I have no real excuse for not getting these done...my brothers' sudden illness continues to cause us introspective anxiety that seems to have stopped any creative motivation I may have had dead in it's tracks, along with a bad dose of 'flu which has gradually laid us all three very low over the past few weeks...
Enough of that, on with the catch-up...
My last linked entry was Mexico, so my first for this post is Norway, which should have been linked on Monday 23rd. July. For this country I chose the Sneezewort as my flower and an old Norwegian Text for the mat..
I had taken some photographs of Colletia paradoxa, the cruciate or anchor tree in our Royal Botanic Gardens here in Hobart earlier in the year. It is listed as a tree of significance, and the only one I have ever seen.
The inchie is way too tiny to be able see them, but my photographs actually did have flowers on the spiky branches, so I used that image for my plant for Brazil, and an old stamp for the mat layer.

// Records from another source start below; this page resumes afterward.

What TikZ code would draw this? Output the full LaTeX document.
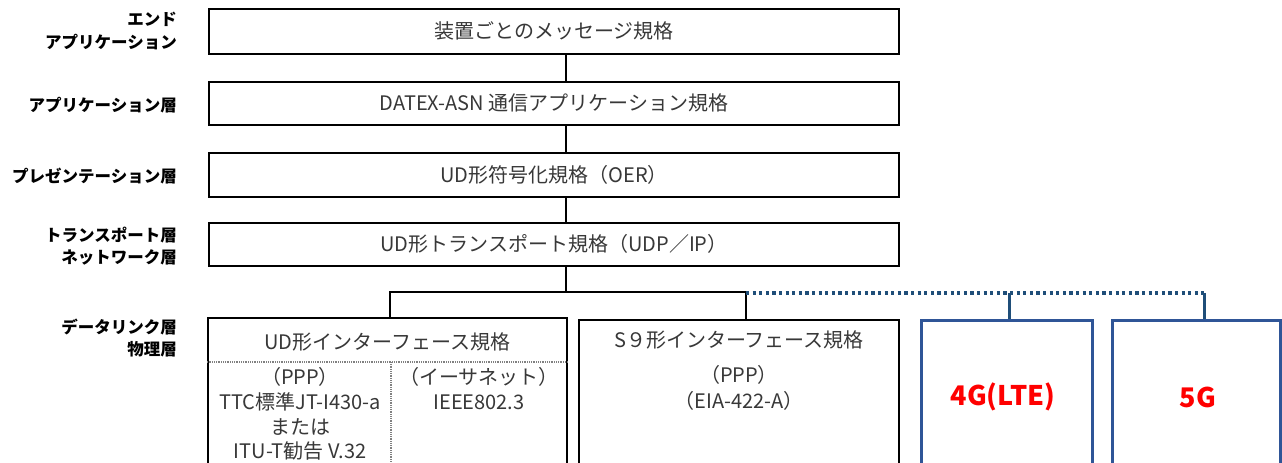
\documentclass[tikz,border=0pt]{standalone}
\usepackage{fontspec}
\setmainfont{Noto Sans CJK JP}
\begin{document}
\begin{tikzpicture}[x=1pt,y=-1pt,
  box/.style={draw=black,line width=2.5pt,inner sep=0pt},
  bbox/.style={draw=blueline,line width=3pt,inner sep=0pt},
  btxt/.style={font=\fontsize{20}{25}\selectfont,text=black!78,inner sep=0pt},
  lbl/.style={font=\fontsize{16.5}{22.5}\selectfont\bfseries,anchor=east,align=right,inner sep=0pt},
  conn/.style={draw=black,line width=2.5pt},
  bconn/.style={draw=bluecon,line width=3pt},
  gdiv/.style={draw=black!50,line width=2.2pt,dash pattern=on 1pt off 0.8pt},
  gtxt/.style={font=\fontsize{27}{30}\selectfont\bfseries,text=red,inner sep=0pt}]
\definecolor{blueline}{RGB}{47,85,151}
\definecolor{bluecon}{RGB}{31,78,121}
\useasboundingbox (0,0) rectangle (1282,463);
\clip (0,0) rectangle (1282,463);
\fill[white] (0,0) rectangle (1282,463);
% left labels
\node[lbl] (l1) at (177,31) {エンド\\アプリケーション};
\node[lbl] (l2) at (177,105) {アプリケーション層};
\node[lbl] (l3) at (177,176) {プレゼンテーション層};
\node[lbl] (l4) at (177,246) {トランスポート層\\ネットワーク層};
\node[lbl] (l5) at (177,338) {データリンク層\\物理層};
% stacked boxes
\coordinate (spine) at (566,0);
\node[box,minimum width=690pt,minimum height=45pt] (b1) at (554,31.5) {};
\node[btxt] (t1) at (554,31) {装置ごとのメッセージ規格};
\node[box,minimum width=690pt,minimum height=43pt] (b2) at (554,103.5) {};
\node[btxt] (t2) at (554,103) {DATEX-ASN 通信アプリケーション規格};
\node[box,minimum width=690pt,minimum height=44pt] (b3) at (554,175) {};
\node[btxt] (t3) at (554,175) {UD形符号化規格（OER）};
\node[box,minimum width=690pt,minimum height=43pt] (b4) at (554,244.5) {};
\node[btxt] (t4) at (554,244) {UD形トランスポート規格（UDP／IP）};
\draw[conn] (b1.south -| spine) -- (b2.north -| spine);
\draw[conn] (b2.south -| spine) -- (b3.north -| spine);
\draw[conn] (b3.south -| spine) -- (b4.north -| spine);
% bottom boxes
\node[box,minimum width=359pt,minimum height=170pt] (ud) at (387.5,403) {};
\node[box,minimum width=320pt,minimum height=170pt] (s9) at (739,405) {};
\node[bbox,minimum width=171pt,minimum height=170pt] (g4) at (1006.5,405) {};
\node[bbox,minimum width=168pt,minimum height=170pt] (g5) at (1196,405) {};
% branch connectors
\coordinate (jn) at (566,292);
\coordinate (udtop) at (390,292);
\coordinate (s9top) at (746,292);
\coordinate (g4top) at (1009,293);
\coordinate (g5top) at (1204,293);
\draw[conn] (b4.south -| spine) -- (jn);
\draw[conn] (udtop |- ud.north) -- (udtop) -- (s9top) -- (s9top |- s9.north);
\draw[draw=bluecon,line width=3.2pt,dash pattern=on 3.2pt off 3.4pt] (s9top) ++(0,1) -- (g5top);
\draw[bconn] (g4top) -- (g4top |- g4.north);
\draw[bconn] (g5top) -- (g5top |- g5.north);
% UD box interior
\coordinate (udsep) at (0,362);
\coordinate (udcol) at (391,0);
\draw[gdiv] (ud.west |- udsep) -- (ud.east |- udsep);
\draw[gdiv,line width=1.5pt] (udcol |- udsep) -- (udcol |- ud.south);
\node[btxt] (udh) at (387.5,342) {UD形インターフェース規格};
\node[btxt] (u1) at (300,377) {（PPP）};
\node[btxt] (u2) at (300,402) {TTC標準JT-I430-a};
\node[btxt] (u3) at (300,427) {または};
\node[btxt] (u4) at (300,451) {ITU-T勧告 V.32};
\node[btxt] (u5) at (479,377) {（イーサネット）};
\node[btxt] (u6) at (479,402) {IEEE802.3};
% S9 box interior
\node[btxt] (s9h) at (739,340) {S９形インターフェース規格};
\node[btxt] (s91) at (739,375) {（PPP）};
\node[btxt] (s92) at (739,401) {（EIA-422-A）};
% 4G / 5G
\node[gtxt] (g4t) at (1003,397) {4G(LTE)};
\node[gtxt] (g5t) at (1198,397) {5G};
\end{tikzpicture}
\end{document}
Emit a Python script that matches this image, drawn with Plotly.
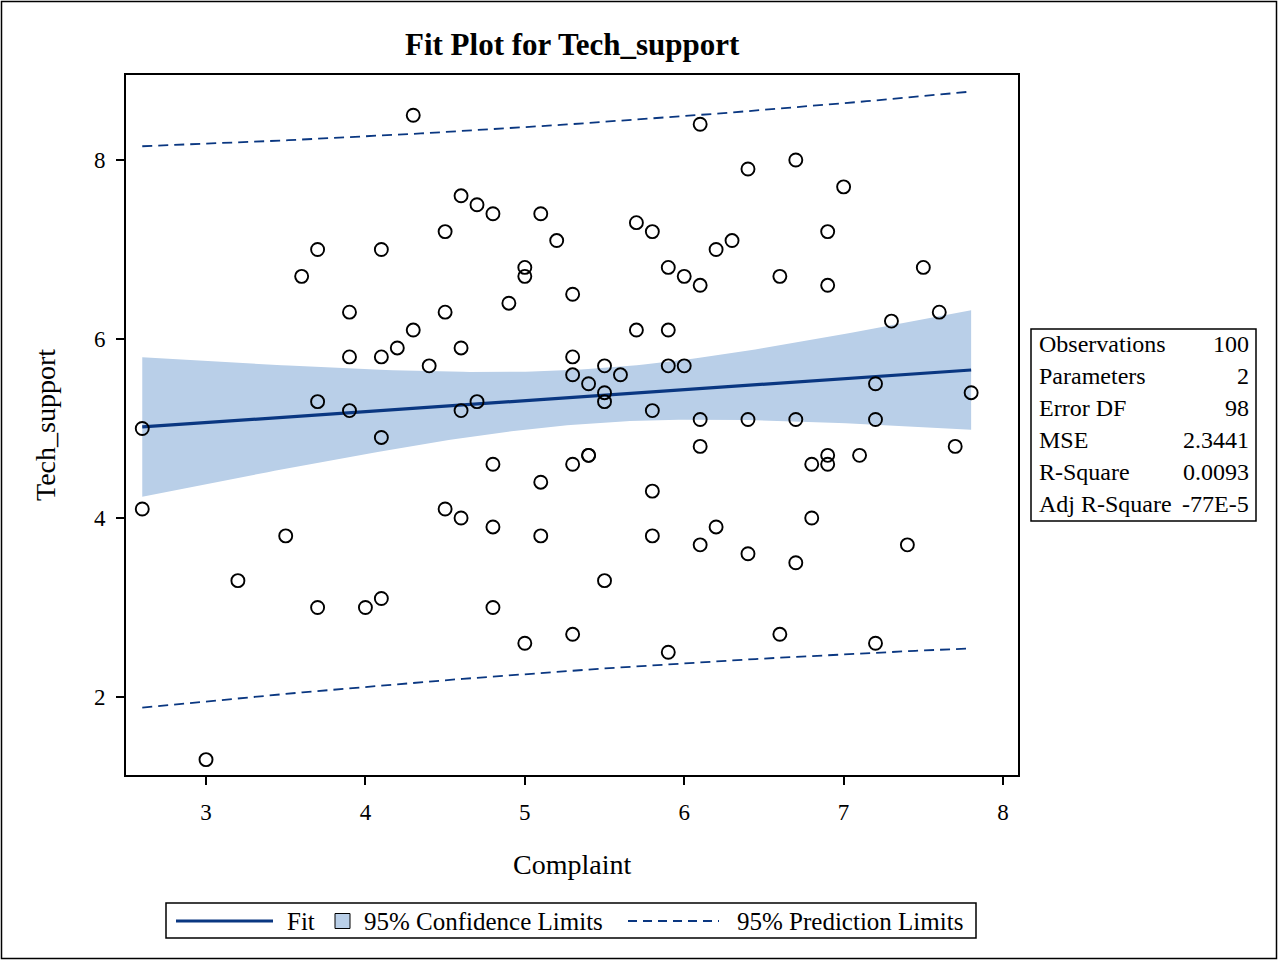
import numpy as np
import plotly.graph_objects as go

# ---- data ----
complaint = [2.6, 2.6, 3.0, 3.2, 3.5, 3.6, 3.7, 3.7, 3.7, 3.9,
             3.9, 3.9, 4.0, 4.1, 4.1, 4.1, 4.1, 4.2, 4.3, 4.3,
             4.4, 4.5, 4.5, 4.5, 4.6, 4.6, 4.6, 4.6, 4.7, 4.7,
             4.8, 4.8, 4.8, 4.8, 4.9, 5.0, 5.0, 5.0, 5.1, 5.1,
             5.1, 5.2, 5.3, 5.3, 5.3, 5.3, 5.3, 5.4, 5.4, 5.4,
             5.5, 5.5, 5.5, 5.5, 5.6, 5.7, 5.7, 5.8, 5.8, 5.8,
             5.8, 5.9, 5.9, 5.9, 5.9, 6.0, 6.0, 6.1, 6.1, 6.1,
             6.1, 6.1, 6.2, 6.2, 6.3, 6.4, 6.4, 6.4, 6.6, 6.6,
             6.7, 6.7, 6.7, 6.8, 6.8, 6.9, 6.9, 6.9, 6.9, 7.0,
             7.1, 7.2, 7.2, 7.2, 7.3, 7.4, 7.5, 7.6, 7.7, 7.8]
tech_support = [5.0, 4.1, 1.3, 3.3, 3.8, 6.7, 7.0, 5.3, 3.0, 6.3,
                5.8, 5.2, 3.0, 7.0, 5.8, 4.9, 3.1, 5.9, 6.1, 8.5,
                5.7, 7.2, 6.3, 4.1, 7.6, 5.9, 5.2, 4.0, 7.5, 5.3,
                7.4, 4.6, 3.9, 3.0, 6.4, 6.8, 6.7, 2.6, 7.4, 4.4,
                3.8, 7.1, 6.5, 5.8, 5.6, 4.6, 2.7, 5.5, 4.7, 4.7,
                5.7, 5.4, 5.3, 3.3, 5.6, 7.3, 6.1, 7.2, 5.2, 4.3,
                3.8, 6.8, 6.1, 5.7, 2.5, 6.7, 5.7, 8.4, 6.6, 5.1,
                4.8, 3.7, 7.0, 3.9, 7.1, 7.9, 5.1, 3.6, 6.7, 2.7,
                8.0, 5.1, 3.5, 4.6, 4.0, 7.2, 6.6, 4.7, 4.6, 7.7,
                4.7, 5.5, 5.1, 2.6, 6.2, 3.7, 6.8, 6.3, 4.8, 5.4]

stat_labels = ["Observations", "Parameters", "Error DF", "MSE", "R-Square", "Adj R-Square"]
stat_values = ["100", "2", "98", "2.3441", "0.0093", "-77E-5"]

x_ticks = [3, 4, 5, 6, 7, 8]
y_ticks = [2, 4, 6, 8]

# ---- ordinary least squares fit with 95% limits ----
xa = np.array(complaint)
ya = np.array(tech_support)
n = len(xa)
xbar = xa.mean()
sxx = ((xa - xbar) ** 2).sum()
b1 = ((xa - xbar) * (ya - ya.mean())).sum() / sxx
b0 = ya.mean() - b1 * xbar
mse = ((ya - (b0 + b1 * xa)) ** 2).sum() / (n - 2)
tval = 1.9845
xg = np.linspace(xa.min(), xa.max(), 120)
fit = b0 + b1 * xg
se_mean = np.sqrt(mse * (1.0 / n + (xg - xbar) ** 2 / sxx))
se_pred = np.sqrt(mse * (1.0 + 1.0 / n + (xg - xbar) ** 2 / sxx))
cl_lo, cl_hi = fit - tval * se_mean, fit + tval * se_mean
pl_lo, pl_hi = fit - tval * se_pred, fit + tval * se_pred

FIT_COLOR = "#0A3781"
BAND_COLOR = "#B9CFE8"
FONT = "Liberation Serif"
DASH = "10px,6px"

W, H = 1278, 961
L, R, T, B = 126, 1018, 75, 775


def px(xp):
    return (xp - L) / (R - L)


def py(yp):
    return (B - yp) / (B - T)


fig = go.Figure()
fig.add_trace(go.Scatter(x=np.concatenate([xg, xg[::-1]]),
                         y=np.concatenate([cl_hi, cl_lo[::-1]]),
                         fill="toself", fillcolor=BAND_COLOR, line=dict(width=0),
                         mode="lines", hoverinfo="skip", showlegend=False))
fig.add_trace(go.Scatter(x=xg, y=pl_hi, mode="lines",
                         line=dict(color=FIT_COLOR, width=1.8, dash=DASH), showlegend=False))
fig.add_trace(go.Scatter(x=xg, y=pl_lo, mode="lines",
                         line=dict(color=FIT_COLOR, width=1.8, dash=DASH), showlegend=False))
fig.add_trace(go.Scatter(x=xg, y=fit, mode="lines",
                         line=dict(color=FIT_COLOR, width=3.2), showlegend=False))
fig.add_trace(go.Scatter(x=complaint, y=tech_support, mode="markers",
                         marker=dict(symbol="circle-open", size=13, color="black",
                                     line=dict(width=1.9, color="black")),
                         showlegend=False))

shapes = []
annotations = []
# outer border
shapes.append(dict(type="rect", xref="paper", yref="paper",
                   x0=px(1.5), x1=px(1276.5), y0=py(958.5), y1=py(1.5),
                   line=dict(color="black", width=1.5)))
# stats table
tb_l, tb_r, tb_t, tb_b = 1031, 1256, 329, 521
shapes.append(dict(type="rect", xref="paper", yref="paper",
                   x0=px(tb_l), x1=px(tb_r), y0=py(tb_b), y1=py(tb_t),
                   line=dict(color="black", width=1.5)))
for i, (lab, val) in enumerate(zip(stat_labels, stat_values)):
    yc = 344 + 32 * i
    annotations.append(dict(xref="paper", yref="paper", x=px(1037), y=py(yc),
                            text=lab, showarrow=False, xanchor="left", yanchor="middle",
                            font=dict(family=FONT, size=24, color="black")))
    annotations.append(dict(xref="paper", yref="paper", x=px(1251), y=py(yc),
                            text=val, showarrow=False, xanchor="right", yanchor="middle",
                            font=dict(family=FONT, size=24, color="black")))
# legend box
lg_l, lg_r, lg_t, lg_b = 166, 976, 903, 938
lg_y = 921
shapes.append(dict(type="rect", xref="paper", yref="paper",
                   x0=px(lg_l), x1=px(lg_r), y0=py(lg_b), y1=py(lg_t),
                   line=dict(color="black", width=1.5)))
shapes.append(dict(type="line", xref="paper", yref="paper",
                   x0=px(176), x1=px(273), y0=py(lg_y), y1=py(lg_y),
                   line=dict(color=FIT_COLOR, width=3.2)))
shapes.append(dict(type="rect", xref="paper", yref="paper",
                   x0=px(335), x1=px(350), y0=py(928.5), y1=py(913.5),
                   fillcolor=BAND_COLOR, line=dict(color="black", width=1)))
shapes.append(dict(type="line", xref="paper", yref="paper",
                   x0=px(628), x1=px(719), y0=py(lg_y), y1=py(lg_y),
                   line=dict(color=FIT_COLOR, width=1.8, dash="9px,6px")))
for txt, xs in [("Fit", 285), ("95% Confidence Limits", 362), ("95% Prediction Limits", 735)]:
    annotations.append(dict(xref="paper", yref="paper", x=px(xs), y=py(lg_y),
                            text=txt, showarrow=False, xanchor="left", yanchor="middle",
                            font=dict(family=FONT, size=25, color="black")))
# axis titles
annotations.append(dict(xref="paper", yref="paper", x=0.5, y=py(864),
                        text="Complaint", showarrow=False, xanchor="center", yanchor="middle",
                        font=dict(family=FONT, size=28, color="black")))
annotations.append(dict(xref="paper", yref="paper", x=px(45), y=0.5,
                        text="Tech_support", showarrow=False, textangle=-90,
                        xanchor="center", yanchor="middle",
                        font=dict(family=FONT, size=28, color="black")))
# title
annotations.append(dict(xref="paper", yref="paper", x=0.5, y=py(44),
                        text="<b>Fit Plot for Tech_support</b>", showarrow=False,
                        xanchor="center", yanchor="middle",
                        font=dict(family=FONT, size=31, color="black")))

axis_common = dict(showgrid=False, zeroline=False, showline=True, linecolor="black",
                   linewidth=2, mirror=True, ticks="outside", ticklen=8, tickwidth=1.5,
                   tickcolor="black", tickfont=dict(family=FONT, size=23, color="black"))
fig.update_layout(
    width=W, height=H,
    margin=dict(l=L, r=W - R, t=T, b=H - B, pad=0),
    paper_bgcolor="white", plot_bgcolor="white",
    xaxis=dict(range=[2.498, 8.094], tickvals=x_ticks, ticktext=[str(v) for v in x_ticks],
               ticklabelstandoff=7, **axis_common),
    yaxis=dict(range=[1.128, 8.95], tickvals=y_ticks, ticktext=[str(v) for v in y_ticks],
               ticklabelstandoff=6, **axis_common),
    shapes=shapes, annotations=annotations, showlegend=False,
)
fig.write_html("out.html")
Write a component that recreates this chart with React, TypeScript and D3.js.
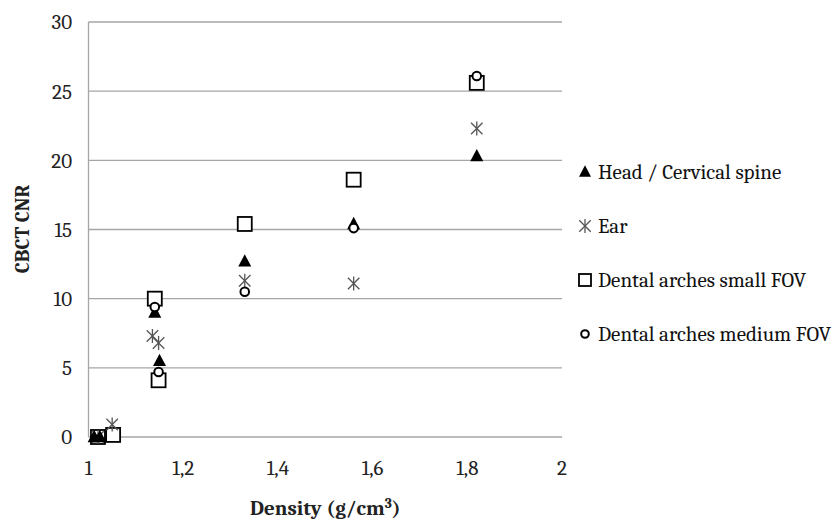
import React from "react";
import * as d3 from "d3";

const W = 839;
const H = 521;

const headX = [1.012, 1.024, 1.14, 1.15, 1.33, 1.56, 1.82];
const headY = [0, 0, 9.0, 5.5, 12.7, 15.4, 20.3];
const earX = [1.02, 1.05, 1.135, 1.148, 1.33, 1.56, 1.82];
const earY = [0, 0.9, 7.3, 6.8, 11.3, 11.1, 22.3];
const smallX = [1.02, 1.052, 1.14, 1.148, 1.33, 1.56, 1.82];
const smallY = [0, 0.15, 10.0, 4.1, 15.4, 18.6, 25.6];
const medX = [1.14, 1.148, 1.33, 1.56, 1.82];
const medY = [9.4, 4.7, 10.5, 15.1, 26.1];

const xTicks = [1, 1.2, 1.4, 1.6, 1.8, 2];
const yTicks = [0, 5, 10, 15, 20, 25, 30];
const legendLabels = [
  "Head / Cervical spine",
  "Ear",
  "Dental arches small FOV",
  "Dental arches medium FOV",
];

const serif = "Cambria, 'DejaVu Serif', serif";

function Tri({ cx, cy, s = 13 }: { cx: number; cy: number; s?: number }) {
  const h = s * 0.95;
  return (
    <path
      d={`M${cx},${cy - h / 2 - 1} L${cx + s / 2},${cy + h / 2 - 1} L${cx - s / 2},${cy + h / 2 - 1} Z`}
      fill="#000"
    />
  );
}
function Star({ cx, cy, r = 7 }: { cx: number; cy: number; r?: number }) {
  const d = r * 0.82;
  return (
    <g stroke="#555" strokeWidth={1.3}>
      <line x1={cx} y1={cy - r} x2={cx} y2={cy + r} />
      <line x1={cx - d} y1={cy - d} x2={cx + d} y2={cy + d} />
      <line x1={cx - d} y1={cy + d} x2={cx + d} y2={cy - d} />
    </g>
  );
}
function Sq({ cx, cy, s = 14 }: { cx: number; cy: number; s?: number }) {
  return (
    <rect x={cx - s / 2} y={cy - s / 2} width={s} height={s} fill="#fff" stroke="#000" strokeWidth={1.8} />
  );
}
function Circ({ cx, cy, r = 4.3 }: { cx: number; cy: number; r?: number }) {
  return <circle cx={cx} cy={cy} r={r} fill="#fff" stroke="#000" strokeWidth={2} />;
}

export default function App() {
  const left = 88.5,
    right = 562,
    top = 22,
    bottom = 437;
  const x = d3.scaleLinear().domain([1, 2]).range([left, right]);
  const y = d3.scaleLinear().domain([0, 30]).range([bottom, top]);
  const fmt = (v: number) => String(v).replace(".", ",");

  const legY = [172, 226, 280, 334];
  const legX = 585;

  return (
    <svg width={W} height={H} style={{ position: "absolute", left: 0, top: 0, background: "#fff" }}>
      {yTicks.map((t) => (
        <line key={"g" + t} x1={left} x2={right} y1={y(t)} y2={y(t)} stroke="#a6a6a6" strokeWidth={1.3} />
      ))}
      <line x1={left} x2={left} y1={top} y2={bottom} stroke="#a6a6a6" strokeWidth={1.3} />
      {yTicks.map((t) => (
        <text key={"yt" + t} x={72} y={y(t)} dy="0.35em" textAnchor="end" fontFamily={serif} fontSize={21} fill="#222">
          {t}
        </text>
      ))}
      {xTicks.map((t) => (
        <text key={"xt" + t} x={x(t)} y={468} dy="0.35em" textAnchor="middle" fontFamily={serif} fontSize={21} fill="#222">
          {fmt(t)}
        </text>
      ))}
      <text
        transform={`translate(22,229) rotate(-90)`}
        textAnchor="middle"
        dy="0.35em"
        fontFamily={serif}
        fontSize={20}
        fontWeight="bold"
        fill="#222"
      >
        CBCT  CNR
      </text>
      <text x={(left + right) / 2} y={508} dy="0.35em" textAnchor="middle" fontFamily={serif} fontSize={21} fontWeight="bold" fill="#222">
        Density (g/cm<tspan dy="-7" fontSize={14}>3</tspan><tspan dy="7">)</tspan>
      </text>

      {smallX.map((v, i) => (
        <Sq key={"s" + i} cx={x(v)} cy={y(smallY[i])} />
      ))}
      {earX.map((v, i) => (
        <Star key={"e" + i} cx={x(v)} cy={y(earY[i])} />
      ))}
      {headX.map((v, i) => (
        <Tri key={"h" + i} cx={x(v)} cy={y(headY[i])} />
      ))}
      {medX.map((v, i) => (
        <Circ key={"m" + i} cx={x(v)} cy={y(medY[i])} />
      ))}

      <Tri cx={legX} cy={legY[0]} s={12} />
      <Star cx={legX} cy={legY[1]} r={7} />
      <Sq cx={legX} cy={legY[2]} s={12} />
      <Circ cx={legX} cy={legY[3]} r={3.8} />
      {legendLabels.map((l, i) => (
        <text key={"l" + i} x={598} y={legY[i]} dy="0.35em" fontFamily={serif} fontSize={21} fill="#111">
          {l}
        </text>
      ))}
    </svg>
  );
}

I thought the plant might be related to a viburnum, as the growth and emerging foliage resembled those plants slightly, or even Forsythia, as I had been photographing the lovely emerging blooms of several of these plants in the gardens of the park. However, as I didn't have a clue and could find no reference for it in my books, I posted this image on Instagram, asking if anyone knew what it was.
Fortunately I received a very prompt reply from a wonderful local gardener, (her images taken in her extensive garden are a visual delight), who told me it is Edgworthia chrysanthia, a plant from China, the bark of which has long been used in paper production in the region, even bank notes owing to it's durability and fineness.
So I decided to look no further for a representative. For this mat I used a page from a Chinese text bought as a library discard in Sydney.
I chose this one for the unusual shape, clearly visible in the larger image below, like a figure in a large sun bonnet...the mat for this week is an image of text from a tomb in an old Portuguese church.